Thanks for sleuthing this with me--very happy to finally know what I'm dealing with, now I can set about restoring it properly! The description above from the catalog is very helpful. My version of the 26" American does not have front hand brakes so it's the coaster version it appears.

I'm sure I'll have plenty of questions as we go on...first one that strikes me: 
The front fender has holes in it that appear to be for mounting a torpedo light...wondering if that was an option on this model or if someone did some retrofitting along the way to allow for a light to be mounted. I'll try and upload a photo of the fender at some point.


----------



## Geebeefan (Apr 21, 2019)

Geebeefan said:


> Thanks for sleuthing this with me--very happy to finally know what I'm dealing with, now I can set about restoring it properly! The description above from the catalog is very helpful. My version of the 26" American does not have front hand brakes so it's the coaster version it appears.
> 
> I'm sure I'll have plenty of questions as we go on...first one that strikes me:
> The front fender has holes in it that appear to be for mounting a torpedo light...wondering if that was an option on this model or if someone did some retrofitting along the way to allow for a light to be mounted. I'll try and upload a photo of the fender at some point.
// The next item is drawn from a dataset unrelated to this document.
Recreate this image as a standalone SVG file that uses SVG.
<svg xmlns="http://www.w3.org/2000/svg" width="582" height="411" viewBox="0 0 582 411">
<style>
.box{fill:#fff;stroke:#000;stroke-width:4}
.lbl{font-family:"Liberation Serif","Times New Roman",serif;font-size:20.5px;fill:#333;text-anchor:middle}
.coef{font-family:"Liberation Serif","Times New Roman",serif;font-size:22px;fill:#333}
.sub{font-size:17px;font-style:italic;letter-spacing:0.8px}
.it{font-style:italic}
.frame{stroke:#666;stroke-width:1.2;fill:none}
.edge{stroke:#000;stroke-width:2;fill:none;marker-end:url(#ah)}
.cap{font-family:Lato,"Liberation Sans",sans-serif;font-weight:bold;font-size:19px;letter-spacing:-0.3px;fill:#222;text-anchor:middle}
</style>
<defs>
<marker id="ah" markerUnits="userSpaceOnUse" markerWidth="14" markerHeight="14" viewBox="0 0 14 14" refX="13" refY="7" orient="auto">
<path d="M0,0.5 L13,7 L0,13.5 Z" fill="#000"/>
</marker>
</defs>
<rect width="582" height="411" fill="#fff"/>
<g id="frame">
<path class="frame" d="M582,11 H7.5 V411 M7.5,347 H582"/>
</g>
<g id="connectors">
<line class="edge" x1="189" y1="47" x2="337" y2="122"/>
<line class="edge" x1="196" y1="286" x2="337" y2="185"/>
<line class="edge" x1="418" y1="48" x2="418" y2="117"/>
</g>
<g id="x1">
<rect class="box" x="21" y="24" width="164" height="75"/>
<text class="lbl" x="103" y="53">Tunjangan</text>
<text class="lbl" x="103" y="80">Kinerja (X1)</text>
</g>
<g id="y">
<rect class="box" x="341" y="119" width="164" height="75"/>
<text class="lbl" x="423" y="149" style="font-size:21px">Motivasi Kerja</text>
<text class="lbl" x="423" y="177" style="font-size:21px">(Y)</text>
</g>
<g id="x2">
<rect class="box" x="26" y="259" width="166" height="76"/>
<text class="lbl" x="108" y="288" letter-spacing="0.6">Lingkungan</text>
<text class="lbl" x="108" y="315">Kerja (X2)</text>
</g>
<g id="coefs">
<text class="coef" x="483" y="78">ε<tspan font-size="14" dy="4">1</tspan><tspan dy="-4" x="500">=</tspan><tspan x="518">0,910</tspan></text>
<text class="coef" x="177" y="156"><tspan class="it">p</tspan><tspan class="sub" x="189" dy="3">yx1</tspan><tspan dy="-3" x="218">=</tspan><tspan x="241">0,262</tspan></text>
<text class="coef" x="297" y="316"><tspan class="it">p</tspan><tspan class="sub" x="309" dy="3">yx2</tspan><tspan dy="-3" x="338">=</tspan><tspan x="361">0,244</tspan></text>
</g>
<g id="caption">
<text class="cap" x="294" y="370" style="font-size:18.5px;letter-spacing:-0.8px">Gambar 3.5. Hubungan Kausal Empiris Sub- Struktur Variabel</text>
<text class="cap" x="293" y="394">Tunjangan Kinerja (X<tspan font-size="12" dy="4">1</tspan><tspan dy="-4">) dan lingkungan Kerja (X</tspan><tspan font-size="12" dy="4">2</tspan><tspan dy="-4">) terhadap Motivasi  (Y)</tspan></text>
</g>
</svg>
4/20: After further examination of the holes on the front fender where the light was mounted, one of the holes doesn't seem to be machined perfectly round...wondering if someone modified the fender at some point to accommodate a mounted light?


----------



## Rivnut (Apr 21, 2019)

In post #12, you found that the American was a cantilevered frame with a coaster brake.  If you read a little more, you'll see that the rims are identified as Schwinn Tubular S - 7 Chrome.  If you'll take a look at the tires, you'll see that they're probably 1.75 x 26.  The S -7 rims require a 1-3/4" tire.  The two sizes are not interchangeable although they're both considered middleweight tires.  That's something else that would tell you that the bike isn't as old as you thought.  The middleweights didn't come out until late 1954.  Could be that the screw in the lamp was somehow just pulled through the fender leaving you with a non machined looking hole.  I'll check tomorrow; I may have the 'hockey stick' chain guard you'll be wanting.  Can't help you with the chrome S -7 rims.


----------



## Geebeefan (Apr 22, 2019)

Rivnut said:


> In post #12, you found that the American was a cantilevered frame with a coaster brake.  If you read a little more, you'll see that the rims are identified as Schwinn Tubular S - 7 Chrome.  If you'll take a look at the tires, you'll see that they're probably 1.75 x 26.  The S -7 rims require a 1-3/4" tire.  The two sizes are not interchangeable although they're both considered middleweight tires.  That's something else that would tell you that the bike isn't as old as you thought.  The middleweights didn't come out until late 1954.  Could be that the screw in the lamp was somehow just pulled through the fender leaving you with a non machined looking hole.  I'll check tomorrow; I may have the 'hockey stick' chain guard you'll be wanting.  Can't help you with the chrome S -7 rims.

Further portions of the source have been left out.